Wall Street felt some relief from a drop in oil prices, which fell after the government and members of the Paris-based International Energy Agency said they would tap reserves to counter disruptions to 90 percent of oil production in the Gulf of Mexico. Gasoline futures also eased for the first time this week.

A barrel of light crude sank $1.90 to settle at $67.57 on the New York Mercantile Exchange, where gasoline futures dropped 22.5 cents to $2.18 per gallon.

The Dow Jones industrial average fell 12.26, or 0.12 percent, to 10,447.37.

The broader stock indicators also were lower. The Standard & Poor’s 500 index slipped 3.57, or 0.29 percent, to 1,218.02, and the Nasdaq composite index closed down 6.83, or 0.32 percent, at 2,141.07.

Bonds edged higher, with the yield on the 10-year Treasury note slipping to 4.02 percent from 4.03 percent on Thursday. The U.S. dollar was mixed against other major currencies in European trading, while gold prices pulled back slightly.

Investors largely ignored a report from the Labor Department showing that the 169,000 jobs created in August were fewer than the 190,000 predicted by economists, even as the job growth pushed unemployment down to a low of 4.9 percent from 5 percent the month before.

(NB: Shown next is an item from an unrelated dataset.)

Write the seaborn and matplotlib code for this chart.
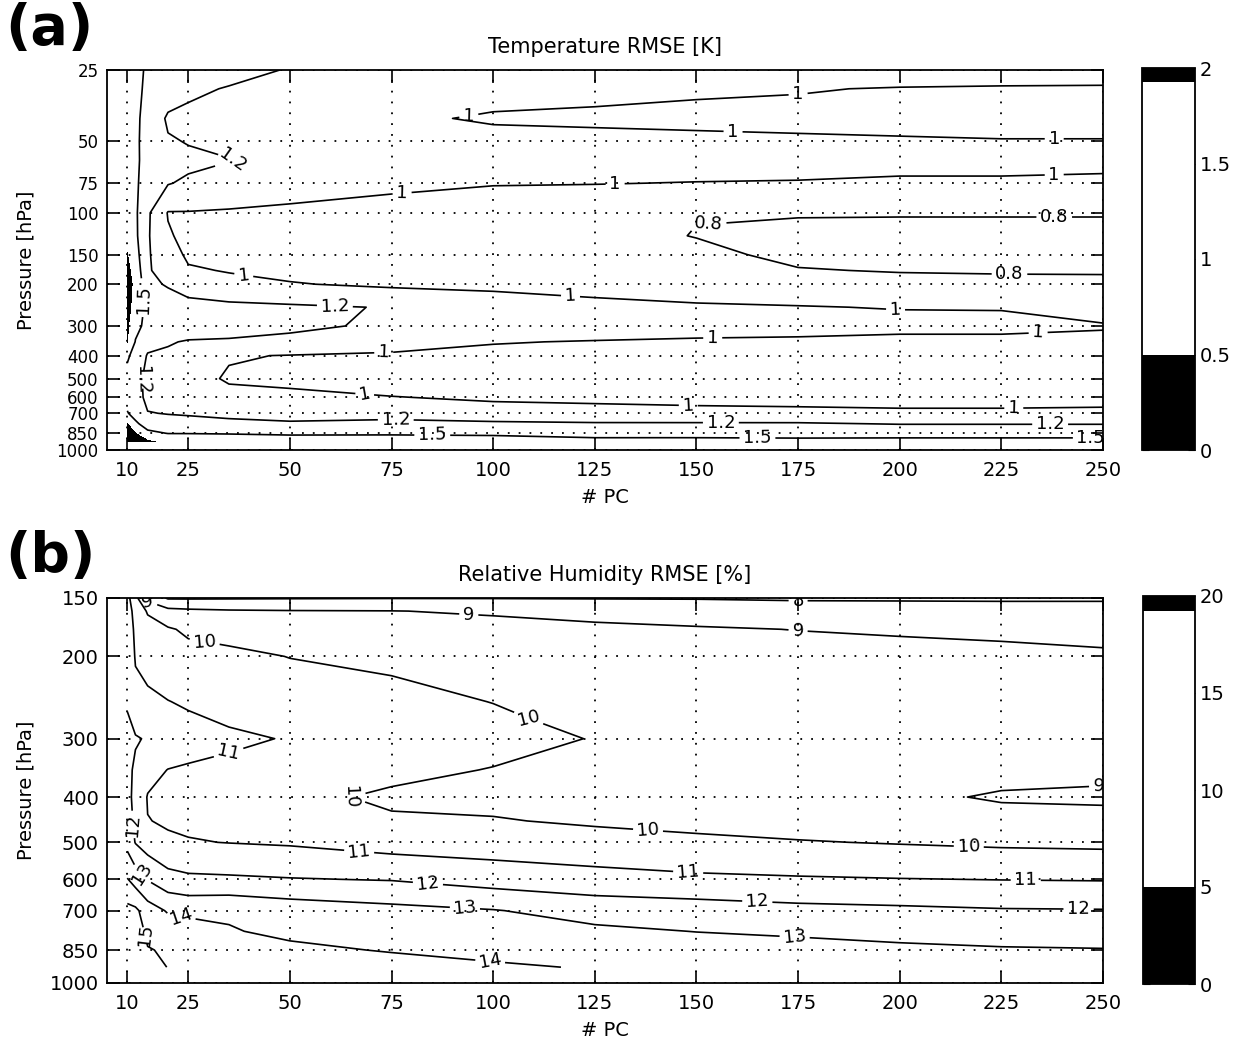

But interpreting the data — coupled with several lackluster reports earlier this week — was complicated by the worsening situation in Katrina’s wake. Many fear the aftermath of the storm will exacerbate a slowdown already happening in the economy and persuade the Federal Reserve to halt its string of interest-rate hikes.

Declining issues outpaced advancers by 9 to 7 on the New York Stock Exchange, where volume of 1.27 billion shares was well below the 1.71 billion shares traded Thursday.

The Russell 2000 index of smaller companies fell 5.12, or 0.77 percent, to 663.33.

Overseas, Japan’s Nikkei stock average rose 0.74 percent. Britain’s FTSE 100 dropped 0.03 percent, Germany’s DAX index fell 0.11 percent, and France’s CAC-40 was lower by 0.43 percent.